Dalam tradisi agama-agama Ibrahim (Yahudi-Kristen-Islam), suara memiliki peran penting dalam menyiarkan pesan-pesan Tuhan. Maka, dari sanalah muncul berbagai lagu puji-pujian mengagungkan keesaan-Nya. Bahkan umat Kristen memasukkan lagu sebagai bagian dari ritualnya di gereja. Di kalangan Muslim, lagu-lagu nasyid sangat popular semenjak kelompok nasyid dari negeri jiran, Raihan, sering mengkumandangkannya. Dari anak-anak hingga orang tua, dari orang tak punya sampai konglomeratpun telah familiar dengan lagu spiritual itu. Mereka menjadikannya sebagai bagian dari ibadah. Maka, tak heran bila mereka (umat Kristen dan Islam) telah memiliki berbagai lagu dan penyanyi. Sehingga, ketika ada dialog antaragama, tinggal menyuguhkan saja kelompok nasyid itu. Dalam kesempatan dialog antaragama itu, tentu sungguh lucu bila tari-tarian Bali disuguhkan. Lebih parah lagi bila lagu Bali, yang biasanya (maaf) mengandung kata-kata yang tidak senonoh, dipertontonkan. Lucu pula bila mekidung dikumandangkan di hadapan “orang lain”. Bali bukan Hindu. Hindu pun tak hanya di Bali. Nah, bagaimana ini?

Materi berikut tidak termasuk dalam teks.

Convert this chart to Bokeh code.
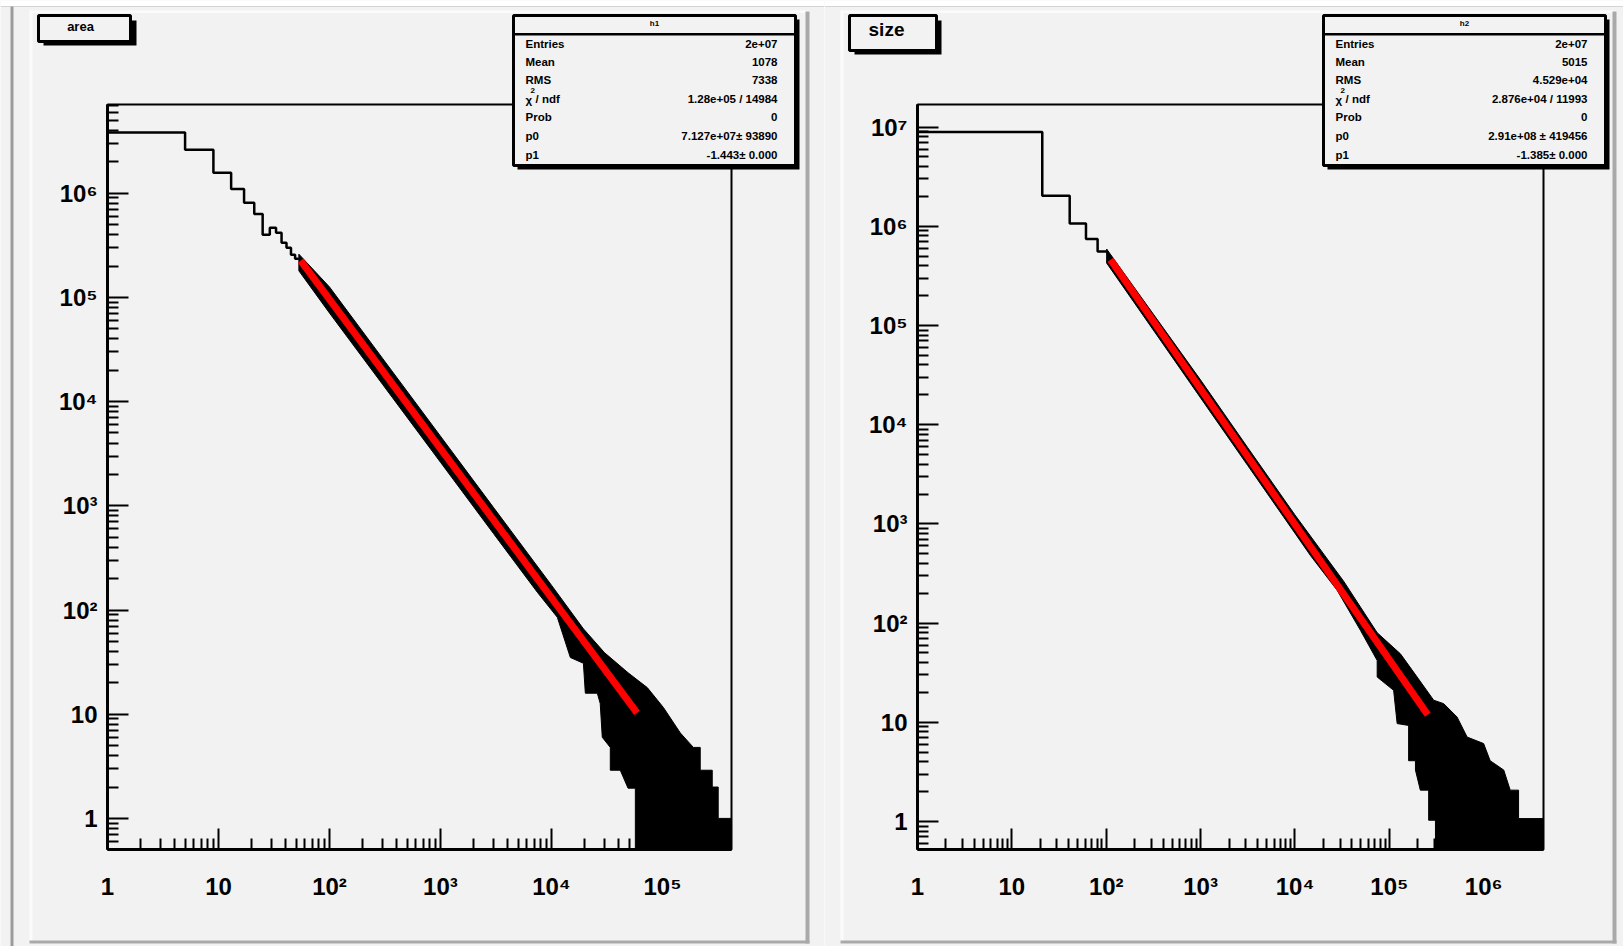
import math
from bokeh.plotting import figure
from bokeh.models import (Range1d, LinearScale, FixedTicker, CustomJSTickFormatter,
                          BoxAnnotation, Label)
from bokeh.layouts import row
from bokeh.embed import file_html
from bokeh.resources import INLINE

# ---------------- data ----------------
# left pad: histogram "area" (h1)
area_x_lim = [1, 4.19e5]
area_y_lim = [0.503, 7.1e6]
area_bin_edges = [1, 5, 9, 13, 17, 21, 25, 29, 33, 37, 41, 45, 49, 53]
area_bin_counts = [3.82e6, 2.61e6, 1.57e6, 1.10e6, 8.1e5, 6.3e5, 4.0e5, 4.66e5,
                   4.17e5, 3.34e5, 3.0e5, 2.57e5, 2.35e5]
# dense (many-bin) part, drawn as its upper / lower envelope
area_upper_x = [53, 100, 300, 1000, 3000, 1.0e4, 1.94e4, 3.0e4, 4.9e4, 7.3e4, 1.02e5,
                1.45e5, 1.9e5, 2.19e5, 2.19e5, 2.81e5, 2.81e5, 3.18e5, 3.18e5, 4.19e5]
area_upper_y = [2.6e5, 1.26e5, 2.61e4, 4.66e3, 966, 173, 66, 39, 25, 18, 11.6,
                6.6, 4.8, 4.8, 2.9, 2.9, 2.0, 2.0, 1.0, 1.0]
area_lower_x = [53, 100, 300, 1000, 3000, 4270, 7460, 1.13e4, 1.48e4, 1.94e4, 2.02e4,
                2.59e4, 2.75e4, 2.87e4, 3.39e4, 3.39e4, 4.17e4, 4.9e4, 5.7e4, 5.7e4, 4.19e5]
area_lower_y = [1.8e5, 7.08e4, 1.47e4, 2.62e3, 543, 328, 148, 85, 35, 30.8, 15.9,
                15.9, 12.7, 6.0, 4.8, 2.9, 2.9, 1.95, 1.95, 0.503, 0.503]
area_fit_x = [55, 5.9e4]
area_fit_y = [2.25e5, 10.3]

# right pad: histogram "size" (h2)
size_x_lim = [1, 4.3e6]
size_y_lim = [0.522, 1.69e7]
size_bin_edges = [1, 21, 41, 61, 81, 101]
size_bin_counts = [8.95e6, 2.03e6, 1.07e6, 7.43e5, 5.57e5]
size_upper_x = [101, 1000, 3162, 1.0e4, 3.29e4, 7.43e4, 1.31e5, 1.97e5, 2.95e5, 3.77e5,
                5.22e5, 6.67e5, 9.98e5, 1.17e6, 1.63e6, 1.91e6, 2.34e6, 2.34e6, 4.3e6]
size_upper_y = [5.9e5, 2.82e4, 5.86e3, 1.23e3, 263, 80, 49, 28.6, 16.7, 15.4,
                11.3, 7.1, 6.1, 4.1, 3.3, 2.07, 2.07, 1.07, 1.07]
size_lower_x = [101, 1000, 3162, 1.0e4, 1.46e4, 2.8e4, 4.94e4, 7.43e4, 7.43e4, 1.11e5,
                1.21e5, 1.6e5, 1.6e5, 1.89e5, 1.89e5, 2.13e5, 2.61e5, 2.61e5, 3.08e5,
                3.08e5, 4.3e6]
size_lower_y = [4.26e5, 1.86e4, 3.87e3, 805, 479, 214, 84.5, 42, 28.6, 21,
                9.7, 9.3, 4.1, 4.1, 3.3, 2.07, 2.07, 1.03, 1.03, 0.522, 0.522]
size_fit_x = [111, 2.55e5]
size_fit_y = [4.6e5, 11.9]

# stats boxes
stat_names = ["Entries", "Mean", "RMS", "chi2", "Prob", "p0", "p1"]
h1_values = ["2e+07", "1078", "7338", "1.28e+05 / 14984", "0", "7.127e+07\u00b1 93890",
             "-1.443\u00b1 0.000"]
h2_values = ["2e+07", "5015", "4.529e+04", "2.876e+04 / 11993", "0", "2.91e+08 \u00b1 419456",
             "-1.385\u00b1 0.000"]

# axis ticks
decades = [1, 10, 100, 1000, 1e4, 1e5, 1e6, 1e7]
minor_ticks = [m * 10.0 ** k for k in range(-1, 8) for m in range(2, 10)]

FONT = "Liberation Sans"
BG = "#f2f2f2"
PAGE_H = 946
FRAME_TOP, FRAME_BOTTOM = 104, 849

tick_code = """
const e = Math.round(Math.log10(tick));
const sup = ["\\u2070","\\u00b9","\\u00b2","\\u00b3","\\u2074","\\u2075","\\u2076","\\u2077","\\u2078","\\u2079"];
if (e === 0) return "1";
if (e === 1) return "10";
return "10" + sup[e];
"""


def make_pad(width, page_left, fl, fr, xlim, ylim, xticks, yticks):
    """fl/fr: page x of the ROOT frame edges; the Bokeh frame is the whole canvas."""
    H = PAGE_H
    lx0, lx1 = math.log10(xlim[0]), math.log10(xlim[1])
    dx = (fr - fl) / (lx1 - lx0)
    xr = Range1d(10 ** (lx0 - (fl - page_left) / dx), 10 ** (lx1 + (page_left + width - fr) / dx))
    ly0, ly1 = math.log10(ylim[0]), math.log10(ylim[1])
    dy = (FRAME_BOTTOM - FRAME_TOP) / (ly1 - ly0)
    yr = Range1d(10 ** (ly0 - (H - FRAME_BOTTOM) / dy), 10 ** (ly1 + FRAME_TOP / dy))
    p = figure(width=width, height=H, x_axis_type="log", y_axis_type="log",
               x_range=xr, y_range=yr, toolbar_location=None,
               output_backend="svg", title=None,
               min_border_left=0, min_border_right=0, min_border_top=0, min_border_bottom=0)
    p.background_fill_color = BG
    p.border_fill_color = BG
    p.outline_line_color = None
    p.grid.visible = False
    for ax, ticks, lim in ((p.xaxis[0], xticks, xlim), (p.yaxis[0], yticks, ylim)):
        ax.ticker = FixedTicker(ticks=ticks,
                                minor_ticks=[t for t in minor_ticks if lim[0] < t < lim[1]])
        ax.formatter = CustomJSTickFormatter(code=tick_code)
        ax.axis_line_color = "black"
        ax.axis_line_width = 3
        ax.major_tick_in = 21
        ax.major_tick_out = 0
        ax.minor_tick_in = 11
        ax.minor_tick_out = 0
        ax.major_tick_line_width = 2
        ax.minor_tick_line_width = 2
        ax.major_tick_line_color = "black"
        ax.minor_tick_line_color = "black"
        ax.major_label_text_font = FONT
        ax.major_label_text_font_style = "bold"
        ax.major_label_text_font_size = "24px"
        ax.major_label_text_color = "black"
    p.xaxis.fixed_location = ylim[0]
    p.xaxis.bounds = (xlim[0], xlim[1])
    p.yaxis.fixed_location = xlim[0]
    p.yaxis.bounds = (ylim[0], ylim[1])
    p.xaxis.major_label_standoff = 23
    p.yaxis.major_label_standoff = 10
    # page-pixel coordinate system for the pad decorations
    p.extra_x_ranges = {"px": Range1d(page_left, page_left + width)}
    p.extra_y_ranges = {"py": Range1d(H, 0)}
    p.extra_x_scales = {"px": LinearScale()}
    p.extra_y_scales = {"py": LinearScale()}
    return p


def box(p, x0, y0, x1, y1, fill, line=None, lw=0):
    p.add_layout(BoxAnnotation(left=x0, right=x1, top=y0, bottom=y1,
                               x_range_name="px", y_range_name="py",
                               fill_color=fill, fill_alpha=1.0 if fill else 0.0,
                               line_color=line, line_width=lw, line_alpha=1.0))


def label(p, x, y, text, size, align="left", style="bold"):
    p.add_layout(Label(x=x, y=y, x_range_name="px", y_range_name="py",
                       text=text, text_font=FONT, text_font_size=f"{size}px",
                       text_font_style=style, text_align=align, text_baseline="middle",
                       text_color="black"))


def draw_hist(p, edges, counts, ux, uy, lx, ly, fx, fy):
    sx, sy = [], []
    for i, c in enumerate(counts):
        sx += [edges[i], edges[i + 1]]
        sy += [c, c]
    p.patch(ux + lx[::-1], uy + ly[::-1], fill_color="black", line_color="black", line_width=1)
    p.line(sx, sy, line_color="black", line_width=2.5)
    p.line(fx, fy, line_color="#ff0000", line_width=7)


def stats_box(p, x0, x1, header, values):
    y0, y1 = 15, 165
    box(p, x0 + 4, y0 + 4, x1 + 4, y1 + 4, "black")
    box(p, x0, y0, x1, y1, BG, "black", 3)
    box(p, x0, 32.5, x1, 35, "black")
    label(p, (x0 + x1) / 2, 23, header, 8, align="center")
    rows_y = [43.3, 61, 79.5, 98, 116.8, 135.3, 154]
    tx = x0 + 12
    vx = x1 - 18
    for name, val, yy in zip(stat_names, values, rows_y):
        if name == "chi2":
            label(p, tx, yy + 1, "\u03c7", 11.5)
            label(p, tx + 5, yy - 8, "2", 8)
            label(p, tx + 10, yy, " / ndf", 11.5)
        else:
            label(p, tx, yy, name, 11.5)
        label(p, vx, yy, val, 11.5, align="right")


def bevel(p, xl, xr, canvas_l, canvas_r, gray_line=False):
    box(p, canvas_l, 0, canvas_r, 5.5, "#ffffff")
    box(p, canvas_l, 5.5, canvas_r, 6.5, "#d4d4d4")
    if gray_line:
        box(p, 10, 6, 13, PAGE_H, "#9b9b9b")
    box(p, xl, 10, xr, 12.5, "#fbfbfb")
    box(p, xl, 10, xl + 3, 943, "#fbfbfb")
    box(p, xr - 4, 11, xr, 943, "#a9a9a9")
    box(p, xl, 940, xr, 943, "#a9a9a9")


# ---------------- left pad ----------------
L_W = 824
p1 = make_pad(L_W, 0, 107, 731, area_x_lim, area_y_lim, decades[:6], decades[:7])
draw_hist(p1, area_bin_edges, area_bin_counts, area_upper_x, area_upper_y,
          area_lower_x, area_lower_y, area_fit_x, area_fit_y)
bevel(p1, 29, 809, 0, L_W, gray_line=True)
box(p1, 107, FRAME_TOP, 731, FRAME_BOTTOM, None, "black", 2)
box(p1, 43, 20, 136, 45, "black")
box(p1, 38, 15, 130, 41, BG, "black", 3)
label(p1, 80, 26, "area", 13, align="center")
stats_box(p1, 513, 795, "h1", h1_values)

# ---------------- right pad ----------------
R_W = 799
p2 = make_pad(R_W, L_W, 917, 1543, size_x_lim, size_y_lim, decades[:7], decades[:8])
draw_hist(p2, size_bin_edges, size_bin_counts, size_upper_x, size_upper_y,
          size_lower_x, size_lower_y, size_fit_x, size_fit_y)
bevel(p2, 840, 1616, L_W, L_W + R_W)
box(p2, 917, FRAME_TOP, 1543, FRAME_BOTTOM, None, "black", 2)
box(p2, 854, 20, 941, 54, "black")
box(p2, 849, 15, 936, 50, BG, "black", 3)
label(p2, 886, 29, "size", 19, align="center")
stats_box(p2, 1323, 1605, "h2", h2_values)

layout = row(p1, p2)
open("out.html", "w", encoding="utf-8").write(file_html(layout, INLINE))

Dalam tradisi Hindu, lagu spiritual dikenal dengan istilah bhajan atau kirtan. Suryanto, dari Narayan Smrti Ashram, mengatakan bahwa ada sedikit perbedaan antara bhajan dan kirtan. “Kirtan biasanya dilakukan di kuil, sambil berdiri dan mengiringi upacara arati,” jelas Surya, sapaan akrabnya, “sedangkan bhajan bisa dilakukan di mana saja, biasanya sambil duduk.” Sebenarnya, bhajan atau kirtan merupakan modifikasi dari japa. Pada hakekatnya, japa merupakan pujian kepada Hyang Widhi dengan getaran pita suara. “Berjapa tak perlu keras-keras. Minimal telinga kita sendiri mampu mendengarnya,” jelas Surya. Japa memang umumnya dilakukan sendiri-sendiri. Nah, kalau beramai-ramai berjapa, sehingga tiap-tiap orang mengucapkan mantra yang berbeda-beda, tentu kurang baik. Untuk itulah kirtan dan bhajan diciptakan. Kirtan atau bhajan sangat indah dilakukan karena selain mengkumandangkan puji-pujian kepada Hyang Widhi, juga diiringi dengan beberapa alat musik. NSA biasanya menggunakan mrdanga (baca mridangga), karatala (baca kartal) dan harmonium. “Mrdanga bentuknya seperti kendang. Inilah yang berbunyi seperti musik dangdut. Kartala itu seperti cengceng di Bali tetapi ukurannya lebih kecil. Kalau harmonium itu sejenis keyboard tetapi harus dipompa agar udara bisa masuk,” jelas pria yang baru saja menyandang master pendidikan dari Universitas Negeri Yogyakarta ini.
Surya bersama rekan-rekannya di NSA pernah pula diundang untuk melakukan kirtan di hadapan Gus Dur, mantan presiden RI ke-4. Lain lagi pengalaman yang dipaparkan oleh I Gde Sukadana dan Wayan Suweta dari YGVA. Selama ini mereka sering diundang untuk mengisi di berbagai acara dialog antaragama. Pernah mereka melakukan aghnihotra di acara dialog antaragama. Seperti diketahui, ritual aghnihotra memerlukan waktu yang tidak sedikit. Paling tidak 30 menit. “Kasihan mereka harus menunggu lama untuk selesainya aghnihotra,” kata Gde. Aghnihotra memang merupakan ritual keseharian di YGVA. Tapi untunglah. Gde dan Wayan sering mengikuti bhajan di Sai Study Grup (SSG) Yogyakarta. Dari sanalah mereka berdua mengenal kekayaan lagu spiritual. “Dari bhajanlah saya bisa main kendang dan tabla. Ya, meski ala kadarnya tapi cukuplah untuk mengiringi para bhakta melakukan bhajan,” aku Wayan.